3 - Take a campaign approach
Third, government and military communicators should adopt a campaign model in which every intervention contributes to a wider plan. The campaign must have the ability to deliver robust rebuttals; it should be delivered to a timetable, giving it a sense of urgency; and it must be creative, drawing on human insight to identify what will move people to take action themselves.
In the UK we use the OASIS format, which is also adopted by NATO to say that every communications activity needs to have a clear ‘objective’; a specific ‘audience’; a defined ‘strategy’; steps to ‘implementation’; and rigorous ‘scoring’ and evaluation.
The UK Cabinet Office’s National Security Communications Team has recently implemented a number of targeted campaigns. Its ‘Don’t Feed The Beast’ campaign gave the public five easy tests to identify dangerous misinformation which led to a 21% increase in people fact-checking stories before sharing them.
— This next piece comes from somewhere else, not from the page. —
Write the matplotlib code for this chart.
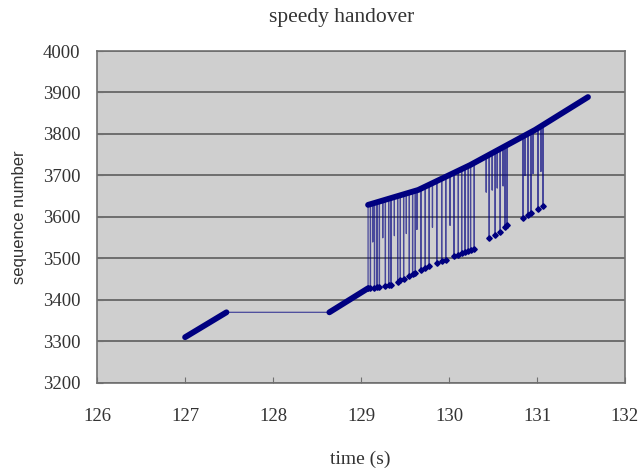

A DigiTech campaign prompted a third of the target audience to adopt the campaign’s ‘golden behaviours’ for doing business with China. Its Trusted Research campaign drove a 56% increase in target audiences’ ability to identify threats.
These campaigns meet specific needs. Their contribution is measurable and tangible. But each only makes a small contribution to the overall goal of increasing our collective resilience. When we expand this objective to cover all one billion people across the populations of NATO member countries – and the millions more who live in NATO partner countries, including Ukraine – the scale of the task we face becomes clear.
Conclusion
The answer, based on the recent past, is yes. NATO Allies and partners should be proud of the role we have played in supporting Ukraine. Effective communication has played its part in this effort - the decision to openly disclose intelligence about Russia’s impending invasion ‘pre-bunked’ the Kremlin’s narrative, for example. By creating awareness and understanding amongst our own populations, we have increased trust in the national and NATO response.
When the next emergency comes, NATO governments will once again need to use crisis communications to show grip; demonstrate action; give people a sense of agency; convince them they have a plan; and provide hope for the future. Until then, we need to use effective strategic communication to create the conditions for resilience to flourish across society. As awareness grows about the preponderance of possible events now capable of challenging our economic and societal wellbeing, we will see more and more citizens proactively seeking the tools and support they need. All resilience is local, but recent history shows we are stronger when promoting it together.
The world may be changing fast but truth, powerfully told, will always retain its power and potency. In April 2018, Sir Mark wrote to the Secretary General: “I know that NATO will remain seized of the need to confront the increasingly aggressive pattern of Russian behaviour.” Five years on, that confidence in NATO’s ability to stand firm remains as strong as ever.